Elizabeth Threlkeld, director of the South Asia program at the Washington-based think tank, the Stimson Center, warns that Pakistan runs the risk of “spillover instability” from Afghanistan, as cross-border terrorism incidents and attacks are carried out in the restive Balochistan province and tribal areas.
“Despite Pakistan’s longstanding support for the Taliban, the group seems unable or unwilling to contain terrorist groups operating within Afghan borders, including those targeting Pakistan,” she told DW.
Trapped between Washington and Beijing?
Shuja Nawaz, a South Asia analyst at the Atlantic Council in Washington, said Pakistan should maintain ties with both the US and China, saying it “need not try to swing” between the two.
“China is an important neighbor and friend. The US and Pakistan have long historical ties,” Nawaz told DW.
“Pakistan needs to act in its own interest in reshaping its relations with the United States so it is not dependent on the Americans nor does it have to deceive them about its actions on their behalf,” Nawaz added.

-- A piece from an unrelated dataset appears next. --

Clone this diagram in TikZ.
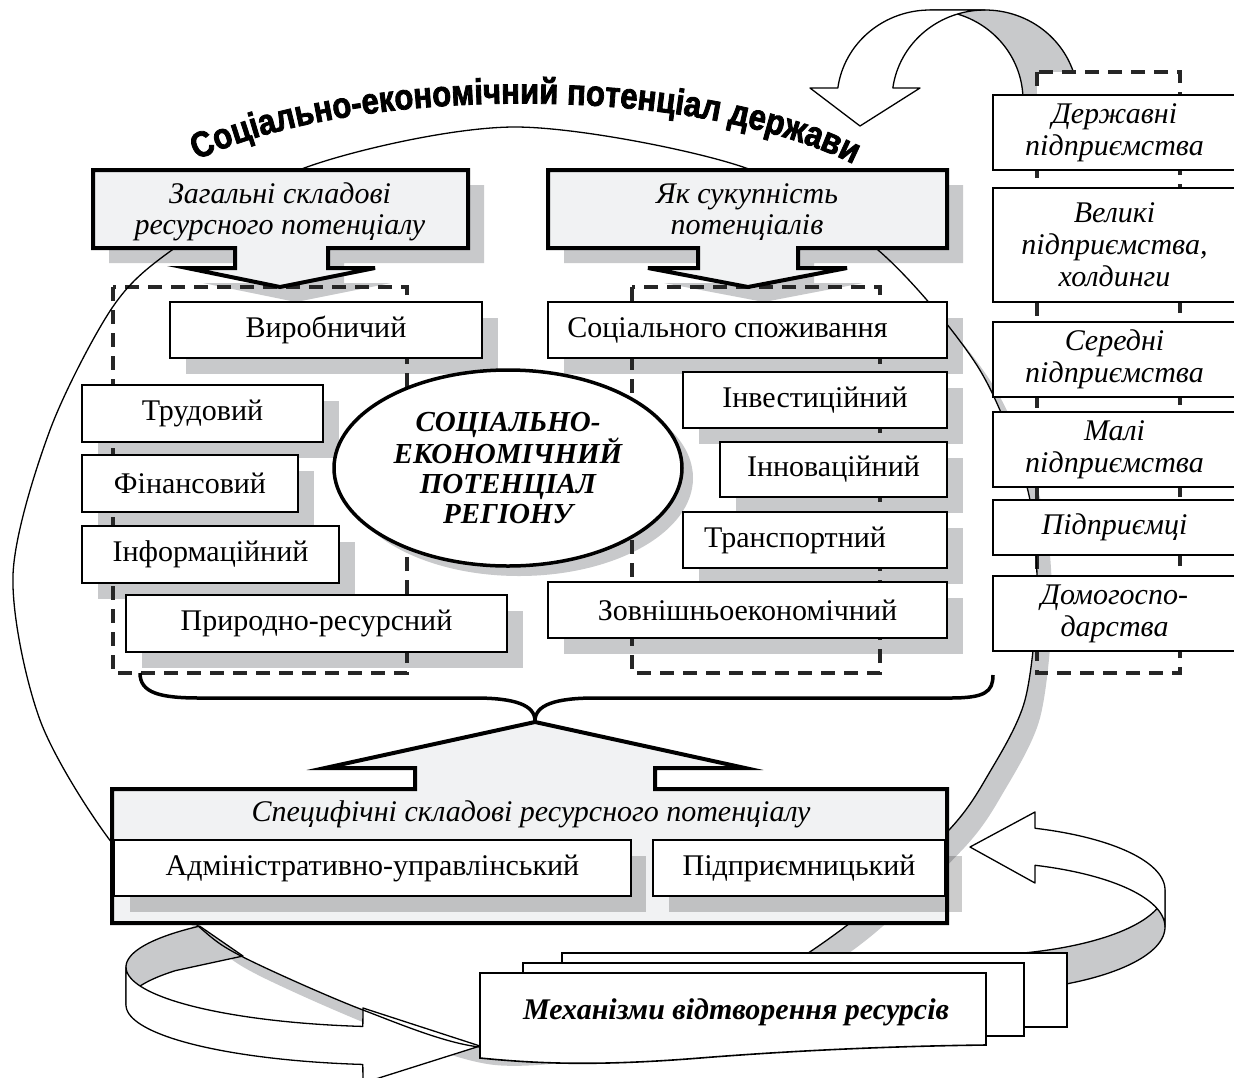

Threlkeld, meanwhile, says Pakistan “will be hard pressed to maintain positive relations with the US” as “US interest wanes and frustration grows over Pakistan’s support for the Taliban.”
“While it might be tempting to focus solely on its ties with Beijing, Islamabad knows it must continue to engage with Washington,” she told DW.
“The US, likewise, continues to need Pakistan for counterterrorism support in Afghanistan,” she added.
Pakistan in need of ‘a deep public debate’
Nawaz urges Pakistan to engage in dialogue on its foreign policy stance. He says civilian and the military leadership must take a unilateral stance, and avoid short-term foreign policy strategies.
“Pakistan needs a deep public debate on its foreign policy in parliament and then an articulation of the principles of its foreign policy for the next ten years,” he said. “No zig zags or short-term deals, which have been a recent pattern.”
Pakistan “must not exaggerate the value of a telephone call with Biden again and again,” Nawaz stressed, adding that it was “important for the groundwork to be done at lower levels,” before Biden and Khan speak with one another.
“More importantly, Islamabad and Rawalpindi [where the Pakistani military headquarters is based] must speak with one voice to Washington D.C.,” he added.
Is China an ‘alternative’ for Pakistan?
According to Threlkeld, US support remains important for Pakistan. Even though China has been a key partner for Pakistan, it “cannot fully replace the US,” she says.
Even if China is willing to provide more economic support, “Pakistan would still want to maintain its relationship with Washington, both to avoid being fully dependent on Beijing and to try to stave off potential US sanctions pressure,” Threlkeld anticipates.
Nawaz believes the US has lost leverage with Pakistan by cutting all aid.
Nevertheless, “Pakistan has received circa $38 billion in remittances alone from its diaspora. This has more than compensated for the absence of US aid flows,” Nawaz, adding that Pakistan “must not beg for attention or aid.”
Pakistan “must manage its economy better to benefit from the remittance windfall,” he said, adding that Pakistan’s elites are “depriving” the country of the chance to achieve sustainable growth.
“This will gain respect from the world’s investors and build confidence in Pakistan as a destination for foreign investment,” suggested Nawaz.